## Data listing
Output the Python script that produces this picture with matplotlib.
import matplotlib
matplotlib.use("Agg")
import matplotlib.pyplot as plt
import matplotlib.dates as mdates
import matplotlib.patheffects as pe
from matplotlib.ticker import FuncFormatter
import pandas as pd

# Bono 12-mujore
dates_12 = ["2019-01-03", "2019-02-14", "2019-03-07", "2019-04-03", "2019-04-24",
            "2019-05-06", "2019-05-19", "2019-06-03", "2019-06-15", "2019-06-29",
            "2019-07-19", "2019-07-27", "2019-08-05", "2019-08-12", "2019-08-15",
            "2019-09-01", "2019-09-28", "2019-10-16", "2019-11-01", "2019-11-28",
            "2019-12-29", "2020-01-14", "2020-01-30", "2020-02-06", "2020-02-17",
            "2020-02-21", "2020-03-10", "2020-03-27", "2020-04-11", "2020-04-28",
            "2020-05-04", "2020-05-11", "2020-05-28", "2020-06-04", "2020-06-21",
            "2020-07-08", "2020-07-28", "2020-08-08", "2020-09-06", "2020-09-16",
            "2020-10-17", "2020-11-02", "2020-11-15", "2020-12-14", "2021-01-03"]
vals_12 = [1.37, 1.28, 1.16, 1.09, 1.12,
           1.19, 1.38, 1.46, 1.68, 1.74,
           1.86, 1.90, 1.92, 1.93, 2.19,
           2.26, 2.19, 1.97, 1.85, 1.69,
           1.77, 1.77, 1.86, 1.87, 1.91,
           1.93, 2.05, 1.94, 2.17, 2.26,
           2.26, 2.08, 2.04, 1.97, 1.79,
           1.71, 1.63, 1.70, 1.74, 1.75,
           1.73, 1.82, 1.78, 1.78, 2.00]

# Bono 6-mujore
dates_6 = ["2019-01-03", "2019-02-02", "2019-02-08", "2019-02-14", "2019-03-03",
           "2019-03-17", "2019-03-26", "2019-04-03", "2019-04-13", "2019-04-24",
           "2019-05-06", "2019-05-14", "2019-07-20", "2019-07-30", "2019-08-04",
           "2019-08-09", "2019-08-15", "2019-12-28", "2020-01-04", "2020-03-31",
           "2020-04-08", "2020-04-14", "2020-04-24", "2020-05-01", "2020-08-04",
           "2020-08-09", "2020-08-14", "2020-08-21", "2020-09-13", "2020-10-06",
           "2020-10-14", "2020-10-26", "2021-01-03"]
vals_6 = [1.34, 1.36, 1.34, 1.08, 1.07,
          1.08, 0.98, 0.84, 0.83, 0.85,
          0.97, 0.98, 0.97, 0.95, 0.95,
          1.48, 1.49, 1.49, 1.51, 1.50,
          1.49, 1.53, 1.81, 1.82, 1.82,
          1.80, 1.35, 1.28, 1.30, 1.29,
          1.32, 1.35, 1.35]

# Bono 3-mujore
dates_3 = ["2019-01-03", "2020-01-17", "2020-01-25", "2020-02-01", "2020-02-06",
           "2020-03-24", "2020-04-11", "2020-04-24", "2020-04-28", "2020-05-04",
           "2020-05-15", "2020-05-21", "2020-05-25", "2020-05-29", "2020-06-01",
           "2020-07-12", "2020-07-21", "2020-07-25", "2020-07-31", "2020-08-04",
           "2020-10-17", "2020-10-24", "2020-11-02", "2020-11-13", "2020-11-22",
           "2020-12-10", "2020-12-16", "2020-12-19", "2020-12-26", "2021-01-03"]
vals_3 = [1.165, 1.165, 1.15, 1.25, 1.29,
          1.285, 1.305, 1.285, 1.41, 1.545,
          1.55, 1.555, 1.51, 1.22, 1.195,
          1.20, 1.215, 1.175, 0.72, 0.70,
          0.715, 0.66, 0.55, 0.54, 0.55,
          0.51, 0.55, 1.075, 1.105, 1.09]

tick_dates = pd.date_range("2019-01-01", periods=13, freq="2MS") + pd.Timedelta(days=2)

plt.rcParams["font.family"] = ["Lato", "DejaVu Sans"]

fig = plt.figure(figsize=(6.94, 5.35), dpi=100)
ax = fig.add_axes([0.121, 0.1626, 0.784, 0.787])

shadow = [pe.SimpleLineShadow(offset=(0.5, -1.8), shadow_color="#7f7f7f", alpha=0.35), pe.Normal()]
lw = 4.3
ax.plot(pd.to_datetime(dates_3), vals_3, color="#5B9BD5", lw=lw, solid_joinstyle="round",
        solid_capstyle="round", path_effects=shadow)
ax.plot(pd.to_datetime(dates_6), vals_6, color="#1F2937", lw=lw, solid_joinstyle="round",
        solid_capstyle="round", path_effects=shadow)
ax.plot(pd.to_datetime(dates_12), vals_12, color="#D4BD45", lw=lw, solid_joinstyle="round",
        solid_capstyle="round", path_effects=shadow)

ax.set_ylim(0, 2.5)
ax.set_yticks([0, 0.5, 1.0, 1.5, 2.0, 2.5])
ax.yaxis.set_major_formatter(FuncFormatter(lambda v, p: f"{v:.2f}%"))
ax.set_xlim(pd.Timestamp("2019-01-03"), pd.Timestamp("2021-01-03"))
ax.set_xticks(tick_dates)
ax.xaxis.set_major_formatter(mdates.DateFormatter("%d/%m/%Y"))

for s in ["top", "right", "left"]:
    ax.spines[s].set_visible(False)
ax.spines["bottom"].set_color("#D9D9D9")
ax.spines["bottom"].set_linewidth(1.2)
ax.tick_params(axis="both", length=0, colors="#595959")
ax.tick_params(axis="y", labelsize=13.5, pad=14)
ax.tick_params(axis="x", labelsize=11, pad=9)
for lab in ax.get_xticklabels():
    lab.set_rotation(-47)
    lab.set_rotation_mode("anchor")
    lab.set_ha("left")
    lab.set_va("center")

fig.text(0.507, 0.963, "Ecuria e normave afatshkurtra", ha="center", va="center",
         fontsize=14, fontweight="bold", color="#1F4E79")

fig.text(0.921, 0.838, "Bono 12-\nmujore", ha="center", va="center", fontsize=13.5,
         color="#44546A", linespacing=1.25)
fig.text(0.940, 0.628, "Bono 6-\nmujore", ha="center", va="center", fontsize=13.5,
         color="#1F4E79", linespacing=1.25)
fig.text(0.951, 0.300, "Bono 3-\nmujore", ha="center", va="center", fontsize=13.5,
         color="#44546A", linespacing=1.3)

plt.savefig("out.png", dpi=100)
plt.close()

...

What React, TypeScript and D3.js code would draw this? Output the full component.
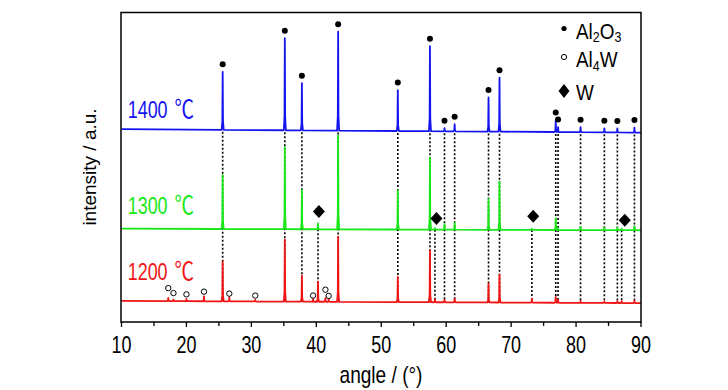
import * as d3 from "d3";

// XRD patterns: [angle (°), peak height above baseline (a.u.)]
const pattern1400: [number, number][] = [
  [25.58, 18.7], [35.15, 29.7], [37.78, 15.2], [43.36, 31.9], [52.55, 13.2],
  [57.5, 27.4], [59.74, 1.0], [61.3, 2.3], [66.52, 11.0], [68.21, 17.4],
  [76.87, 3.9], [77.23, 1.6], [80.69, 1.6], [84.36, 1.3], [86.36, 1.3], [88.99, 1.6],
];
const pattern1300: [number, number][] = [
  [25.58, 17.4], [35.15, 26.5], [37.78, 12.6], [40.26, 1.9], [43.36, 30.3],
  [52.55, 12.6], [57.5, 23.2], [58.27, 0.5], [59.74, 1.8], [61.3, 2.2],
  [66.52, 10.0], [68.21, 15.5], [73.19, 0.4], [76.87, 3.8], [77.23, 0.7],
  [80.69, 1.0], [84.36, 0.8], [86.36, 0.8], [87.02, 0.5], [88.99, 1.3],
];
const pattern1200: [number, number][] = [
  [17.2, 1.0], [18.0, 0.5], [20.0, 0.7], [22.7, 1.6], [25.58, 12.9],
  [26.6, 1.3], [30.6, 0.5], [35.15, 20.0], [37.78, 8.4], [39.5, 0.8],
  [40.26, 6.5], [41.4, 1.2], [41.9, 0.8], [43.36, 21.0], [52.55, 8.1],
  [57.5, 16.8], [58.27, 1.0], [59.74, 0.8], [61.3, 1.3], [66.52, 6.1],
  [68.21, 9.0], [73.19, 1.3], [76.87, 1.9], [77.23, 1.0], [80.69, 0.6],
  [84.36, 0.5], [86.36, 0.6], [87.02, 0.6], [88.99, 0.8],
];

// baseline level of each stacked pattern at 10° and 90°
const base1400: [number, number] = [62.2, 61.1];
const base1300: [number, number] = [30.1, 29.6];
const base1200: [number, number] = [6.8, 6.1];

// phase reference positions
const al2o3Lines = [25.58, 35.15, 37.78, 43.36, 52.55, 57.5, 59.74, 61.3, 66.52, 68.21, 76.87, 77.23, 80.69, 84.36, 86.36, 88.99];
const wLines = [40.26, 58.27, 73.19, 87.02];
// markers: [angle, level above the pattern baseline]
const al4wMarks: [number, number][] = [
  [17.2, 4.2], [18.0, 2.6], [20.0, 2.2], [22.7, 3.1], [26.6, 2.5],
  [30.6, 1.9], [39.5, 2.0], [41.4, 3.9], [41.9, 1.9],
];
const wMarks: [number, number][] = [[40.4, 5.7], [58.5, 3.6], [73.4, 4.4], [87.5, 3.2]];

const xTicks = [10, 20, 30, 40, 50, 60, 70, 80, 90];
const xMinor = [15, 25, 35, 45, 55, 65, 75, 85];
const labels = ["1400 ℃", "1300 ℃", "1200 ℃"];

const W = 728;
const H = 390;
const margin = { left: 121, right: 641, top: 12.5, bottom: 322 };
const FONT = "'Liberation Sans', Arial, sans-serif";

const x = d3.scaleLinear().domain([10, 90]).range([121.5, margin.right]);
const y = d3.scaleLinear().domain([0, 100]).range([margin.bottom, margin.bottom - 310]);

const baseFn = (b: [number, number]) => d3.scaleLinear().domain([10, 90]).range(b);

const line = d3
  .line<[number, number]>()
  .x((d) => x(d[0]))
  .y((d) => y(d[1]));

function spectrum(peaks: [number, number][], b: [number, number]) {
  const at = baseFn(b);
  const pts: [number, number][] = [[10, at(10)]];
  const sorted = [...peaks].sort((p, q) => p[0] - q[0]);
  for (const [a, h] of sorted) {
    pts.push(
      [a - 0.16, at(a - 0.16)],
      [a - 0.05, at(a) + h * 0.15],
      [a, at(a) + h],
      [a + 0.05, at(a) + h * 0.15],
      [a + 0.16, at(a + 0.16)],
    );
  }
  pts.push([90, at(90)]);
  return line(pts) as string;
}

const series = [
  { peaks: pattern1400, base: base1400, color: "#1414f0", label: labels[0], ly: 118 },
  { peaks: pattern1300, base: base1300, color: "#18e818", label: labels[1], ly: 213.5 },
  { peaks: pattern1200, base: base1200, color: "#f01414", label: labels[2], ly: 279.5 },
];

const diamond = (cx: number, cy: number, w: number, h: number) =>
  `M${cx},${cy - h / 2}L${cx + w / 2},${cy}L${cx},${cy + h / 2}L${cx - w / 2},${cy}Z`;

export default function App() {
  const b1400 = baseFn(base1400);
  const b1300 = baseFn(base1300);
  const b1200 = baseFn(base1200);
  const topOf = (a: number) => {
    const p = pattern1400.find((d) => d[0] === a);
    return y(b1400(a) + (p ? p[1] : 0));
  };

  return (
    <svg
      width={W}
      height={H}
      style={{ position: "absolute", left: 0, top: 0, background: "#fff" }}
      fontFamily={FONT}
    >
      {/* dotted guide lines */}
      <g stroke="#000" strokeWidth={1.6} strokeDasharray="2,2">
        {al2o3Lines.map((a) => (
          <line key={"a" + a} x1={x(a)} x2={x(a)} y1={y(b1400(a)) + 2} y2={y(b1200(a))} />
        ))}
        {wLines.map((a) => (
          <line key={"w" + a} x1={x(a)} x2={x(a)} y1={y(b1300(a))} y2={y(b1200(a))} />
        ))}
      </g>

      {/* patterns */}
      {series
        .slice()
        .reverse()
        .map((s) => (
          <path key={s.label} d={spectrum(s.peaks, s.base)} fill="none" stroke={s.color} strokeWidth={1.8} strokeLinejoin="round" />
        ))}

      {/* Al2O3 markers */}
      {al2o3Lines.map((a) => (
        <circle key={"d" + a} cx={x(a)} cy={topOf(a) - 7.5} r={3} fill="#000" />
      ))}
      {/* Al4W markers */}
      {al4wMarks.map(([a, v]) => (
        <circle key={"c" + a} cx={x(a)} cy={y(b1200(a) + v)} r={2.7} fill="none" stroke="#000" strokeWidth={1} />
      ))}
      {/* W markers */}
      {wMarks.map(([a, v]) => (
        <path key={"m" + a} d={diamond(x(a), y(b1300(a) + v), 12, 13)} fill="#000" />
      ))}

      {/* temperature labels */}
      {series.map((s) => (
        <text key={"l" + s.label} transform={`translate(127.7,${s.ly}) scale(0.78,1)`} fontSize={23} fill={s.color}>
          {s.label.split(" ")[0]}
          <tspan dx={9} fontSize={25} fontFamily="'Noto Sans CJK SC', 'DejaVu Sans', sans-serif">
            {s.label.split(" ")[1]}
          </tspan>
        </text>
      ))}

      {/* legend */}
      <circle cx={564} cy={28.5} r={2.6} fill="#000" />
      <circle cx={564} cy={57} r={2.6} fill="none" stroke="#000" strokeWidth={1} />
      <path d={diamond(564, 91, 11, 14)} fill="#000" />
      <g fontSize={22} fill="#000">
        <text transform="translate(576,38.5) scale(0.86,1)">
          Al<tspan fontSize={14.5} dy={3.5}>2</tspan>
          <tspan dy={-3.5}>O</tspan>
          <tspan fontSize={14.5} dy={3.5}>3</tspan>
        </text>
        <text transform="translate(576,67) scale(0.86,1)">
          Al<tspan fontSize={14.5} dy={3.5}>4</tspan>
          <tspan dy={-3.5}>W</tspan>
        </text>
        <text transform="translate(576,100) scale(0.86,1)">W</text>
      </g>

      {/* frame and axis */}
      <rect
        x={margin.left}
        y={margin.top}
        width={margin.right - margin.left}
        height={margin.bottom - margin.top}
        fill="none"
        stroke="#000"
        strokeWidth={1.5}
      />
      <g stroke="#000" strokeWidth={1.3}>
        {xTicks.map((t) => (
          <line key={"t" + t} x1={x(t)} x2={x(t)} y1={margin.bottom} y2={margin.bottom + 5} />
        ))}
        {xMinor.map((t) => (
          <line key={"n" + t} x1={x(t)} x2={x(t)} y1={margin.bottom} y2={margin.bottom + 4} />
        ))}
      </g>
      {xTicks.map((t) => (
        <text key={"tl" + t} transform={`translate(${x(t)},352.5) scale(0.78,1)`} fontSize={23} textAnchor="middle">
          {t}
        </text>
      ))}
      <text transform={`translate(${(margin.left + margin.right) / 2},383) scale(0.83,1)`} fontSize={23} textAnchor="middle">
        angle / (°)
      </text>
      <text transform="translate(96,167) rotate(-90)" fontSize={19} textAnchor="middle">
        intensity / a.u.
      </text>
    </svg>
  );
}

## Given exercise
Reproduce nothing but the lines from the one with "What React, TypeScript" to the one with "import * as", both lines included, and keep every picture out of the copy.

## Task response
What React, TypeScript and D3.js code would draw this? Output the full component.
import * as d3 from "d3";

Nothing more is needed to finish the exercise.